WRITTEN REQUEST => Gather all lines from the material that contain "React".

▼

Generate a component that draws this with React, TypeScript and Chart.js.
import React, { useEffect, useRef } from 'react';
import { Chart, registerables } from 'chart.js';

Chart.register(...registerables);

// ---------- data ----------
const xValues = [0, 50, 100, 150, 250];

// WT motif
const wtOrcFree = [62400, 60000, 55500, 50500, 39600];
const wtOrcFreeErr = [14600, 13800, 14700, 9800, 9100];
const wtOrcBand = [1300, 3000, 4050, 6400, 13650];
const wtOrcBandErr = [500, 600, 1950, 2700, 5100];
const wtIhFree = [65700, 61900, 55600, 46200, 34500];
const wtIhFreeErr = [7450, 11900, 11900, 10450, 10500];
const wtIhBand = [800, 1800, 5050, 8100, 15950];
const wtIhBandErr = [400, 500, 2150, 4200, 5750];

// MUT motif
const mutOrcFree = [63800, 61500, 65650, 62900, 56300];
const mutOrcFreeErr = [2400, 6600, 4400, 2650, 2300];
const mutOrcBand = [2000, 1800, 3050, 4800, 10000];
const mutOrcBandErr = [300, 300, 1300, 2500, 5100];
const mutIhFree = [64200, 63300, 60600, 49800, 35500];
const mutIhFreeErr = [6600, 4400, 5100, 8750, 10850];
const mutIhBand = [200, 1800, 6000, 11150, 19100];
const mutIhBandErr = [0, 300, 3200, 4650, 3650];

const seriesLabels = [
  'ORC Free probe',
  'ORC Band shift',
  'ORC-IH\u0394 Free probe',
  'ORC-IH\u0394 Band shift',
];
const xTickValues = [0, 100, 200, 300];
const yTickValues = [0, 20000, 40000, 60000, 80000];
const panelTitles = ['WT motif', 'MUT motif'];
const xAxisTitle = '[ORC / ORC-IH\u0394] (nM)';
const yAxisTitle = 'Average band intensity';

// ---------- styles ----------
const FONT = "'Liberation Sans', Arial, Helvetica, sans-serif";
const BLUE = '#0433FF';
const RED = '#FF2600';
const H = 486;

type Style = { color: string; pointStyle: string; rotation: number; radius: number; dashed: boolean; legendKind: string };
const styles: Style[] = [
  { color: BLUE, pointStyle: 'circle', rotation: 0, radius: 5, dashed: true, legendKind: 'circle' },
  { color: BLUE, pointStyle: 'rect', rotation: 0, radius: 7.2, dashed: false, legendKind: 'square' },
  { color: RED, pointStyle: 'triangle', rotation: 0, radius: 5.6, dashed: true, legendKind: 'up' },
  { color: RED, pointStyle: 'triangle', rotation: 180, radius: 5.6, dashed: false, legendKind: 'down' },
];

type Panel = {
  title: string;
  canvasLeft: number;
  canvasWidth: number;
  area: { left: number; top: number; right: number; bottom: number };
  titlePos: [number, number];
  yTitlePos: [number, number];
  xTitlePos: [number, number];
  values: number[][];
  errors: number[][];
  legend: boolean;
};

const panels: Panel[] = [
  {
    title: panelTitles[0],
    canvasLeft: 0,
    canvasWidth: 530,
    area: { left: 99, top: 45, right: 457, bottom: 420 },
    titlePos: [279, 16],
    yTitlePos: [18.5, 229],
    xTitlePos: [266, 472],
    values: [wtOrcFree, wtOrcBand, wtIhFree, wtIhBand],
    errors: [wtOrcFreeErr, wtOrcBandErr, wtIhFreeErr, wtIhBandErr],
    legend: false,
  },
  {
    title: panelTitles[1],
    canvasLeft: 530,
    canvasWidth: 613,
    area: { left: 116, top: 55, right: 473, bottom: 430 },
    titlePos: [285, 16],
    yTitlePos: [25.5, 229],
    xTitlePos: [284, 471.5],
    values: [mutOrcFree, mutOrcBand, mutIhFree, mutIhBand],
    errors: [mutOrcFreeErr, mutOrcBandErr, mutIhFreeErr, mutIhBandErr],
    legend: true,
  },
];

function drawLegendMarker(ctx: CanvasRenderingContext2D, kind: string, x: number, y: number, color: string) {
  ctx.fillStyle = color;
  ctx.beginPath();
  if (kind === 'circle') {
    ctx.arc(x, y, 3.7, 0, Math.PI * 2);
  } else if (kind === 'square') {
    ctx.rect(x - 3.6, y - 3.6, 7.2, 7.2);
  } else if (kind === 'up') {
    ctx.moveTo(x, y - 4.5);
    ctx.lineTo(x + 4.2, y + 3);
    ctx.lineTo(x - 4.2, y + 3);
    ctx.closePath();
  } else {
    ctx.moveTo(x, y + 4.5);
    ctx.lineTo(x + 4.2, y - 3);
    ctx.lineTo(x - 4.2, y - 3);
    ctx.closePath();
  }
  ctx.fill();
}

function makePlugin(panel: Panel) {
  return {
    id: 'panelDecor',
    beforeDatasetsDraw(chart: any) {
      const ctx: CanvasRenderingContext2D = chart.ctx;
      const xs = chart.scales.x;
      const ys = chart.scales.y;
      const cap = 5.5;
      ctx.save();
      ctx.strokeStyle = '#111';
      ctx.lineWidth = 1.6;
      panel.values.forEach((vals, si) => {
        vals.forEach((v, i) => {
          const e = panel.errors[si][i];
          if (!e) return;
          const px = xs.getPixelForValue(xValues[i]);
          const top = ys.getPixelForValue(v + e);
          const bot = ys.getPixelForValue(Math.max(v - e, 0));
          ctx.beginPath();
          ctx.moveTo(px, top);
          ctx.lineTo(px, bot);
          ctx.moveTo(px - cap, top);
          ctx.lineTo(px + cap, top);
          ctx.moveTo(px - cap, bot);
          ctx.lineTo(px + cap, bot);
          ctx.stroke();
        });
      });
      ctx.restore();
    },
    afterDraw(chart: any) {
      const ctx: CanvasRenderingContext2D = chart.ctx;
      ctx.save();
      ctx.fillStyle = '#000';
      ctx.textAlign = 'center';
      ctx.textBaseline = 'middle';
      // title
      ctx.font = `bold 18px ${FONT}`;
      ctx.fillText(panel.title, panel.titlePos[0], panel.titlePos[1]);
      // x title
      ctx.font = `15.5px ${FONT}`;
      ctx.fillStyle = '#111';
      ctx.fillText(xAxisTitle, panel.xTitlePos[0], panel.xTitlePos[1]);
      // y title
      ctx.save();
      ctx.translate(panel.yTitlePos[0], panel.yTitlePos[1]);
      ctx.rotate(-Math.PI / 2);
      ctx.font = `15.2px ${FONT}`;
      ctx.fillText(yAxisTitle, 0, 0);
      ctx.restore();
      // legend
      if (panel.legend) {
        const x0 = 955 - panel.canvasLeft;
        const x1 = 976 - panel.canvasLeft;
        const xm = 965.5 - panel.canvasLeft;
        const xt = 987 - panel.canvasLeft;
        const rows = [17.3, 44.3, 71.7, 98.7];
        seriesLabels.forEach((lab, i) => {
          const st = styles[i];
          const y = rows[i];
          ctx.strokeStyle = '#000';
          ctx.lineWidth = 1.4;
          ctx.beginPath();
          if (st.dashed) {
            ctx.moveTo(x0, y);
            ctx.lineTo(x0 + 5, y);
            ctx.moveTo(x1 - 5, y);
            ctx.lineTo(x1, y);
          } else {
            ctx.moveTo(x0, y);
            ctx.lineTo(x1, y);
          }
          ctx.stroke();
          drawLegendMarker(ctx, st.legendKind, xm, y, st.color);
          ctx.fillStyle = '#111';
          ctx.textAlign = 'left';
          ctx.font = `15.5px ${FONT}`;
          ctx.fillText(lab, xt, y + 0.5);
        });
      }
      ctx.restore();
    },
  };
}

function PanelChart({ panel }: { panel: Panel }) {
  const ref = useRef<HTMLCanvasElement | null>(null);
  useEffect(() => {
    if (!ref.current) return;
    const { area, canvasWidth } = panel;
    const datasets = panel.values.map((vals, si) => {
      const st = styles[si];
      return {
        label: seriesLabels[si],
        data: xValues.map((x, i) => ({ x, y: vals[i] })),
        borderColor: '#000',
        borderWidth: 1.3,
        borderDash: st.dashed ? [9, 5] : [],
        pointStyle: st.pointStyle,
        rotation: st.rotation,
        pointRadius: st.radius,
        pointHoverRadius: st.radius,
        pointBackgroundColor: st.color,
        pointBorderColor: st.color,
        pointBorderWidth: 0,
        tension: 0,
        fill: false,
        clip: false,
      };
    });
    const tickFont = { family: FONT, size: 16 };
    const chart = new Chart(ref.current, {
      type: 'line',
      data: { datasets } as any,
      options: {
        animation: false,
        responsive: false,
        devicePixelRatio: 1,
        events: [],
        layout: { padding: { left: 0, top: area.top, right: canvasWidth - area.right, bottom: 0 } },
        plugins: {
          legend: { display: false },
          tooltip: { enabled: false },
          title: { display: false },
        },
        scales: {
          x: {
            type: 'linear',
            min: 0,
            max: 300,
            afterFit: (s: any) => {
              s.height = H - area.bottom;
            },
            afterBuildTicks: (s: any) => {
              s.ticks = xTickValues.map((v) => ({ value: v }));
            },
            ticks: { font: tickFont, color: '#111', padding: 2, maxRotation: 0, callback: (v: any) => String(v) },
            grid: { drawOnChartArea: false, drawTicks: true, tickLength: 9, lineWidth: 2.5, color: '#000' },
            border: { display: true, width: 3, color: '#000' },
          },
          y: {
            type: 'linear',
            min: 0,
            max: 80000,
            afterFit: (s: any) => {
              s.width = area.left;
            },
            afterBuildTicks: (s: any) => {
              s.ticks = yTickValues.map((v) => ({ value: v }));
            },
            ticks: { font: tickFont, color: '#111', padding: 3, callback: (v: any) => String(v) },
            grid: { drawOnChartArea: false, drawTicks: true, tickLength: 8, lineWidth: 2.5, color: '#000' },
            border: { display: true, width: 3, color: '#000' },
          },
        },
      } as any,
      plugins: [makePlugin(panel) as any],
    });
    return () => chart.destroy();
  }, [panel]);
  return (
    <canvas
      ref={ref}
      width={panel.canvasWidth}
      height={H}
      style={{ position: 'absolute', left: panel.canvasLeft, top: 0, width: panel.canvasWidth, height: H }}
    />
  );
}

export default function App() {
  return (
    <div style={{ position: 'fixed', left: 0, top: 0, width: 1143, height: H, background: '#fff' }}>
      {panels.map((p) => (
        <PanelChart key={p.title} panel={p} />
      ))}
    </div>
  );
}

▲

WRITTEN SOLUTION =>
Generate a component that draws this with React, TypeScript and Chart.js.
import React, { useEffect, useRef } from 'react';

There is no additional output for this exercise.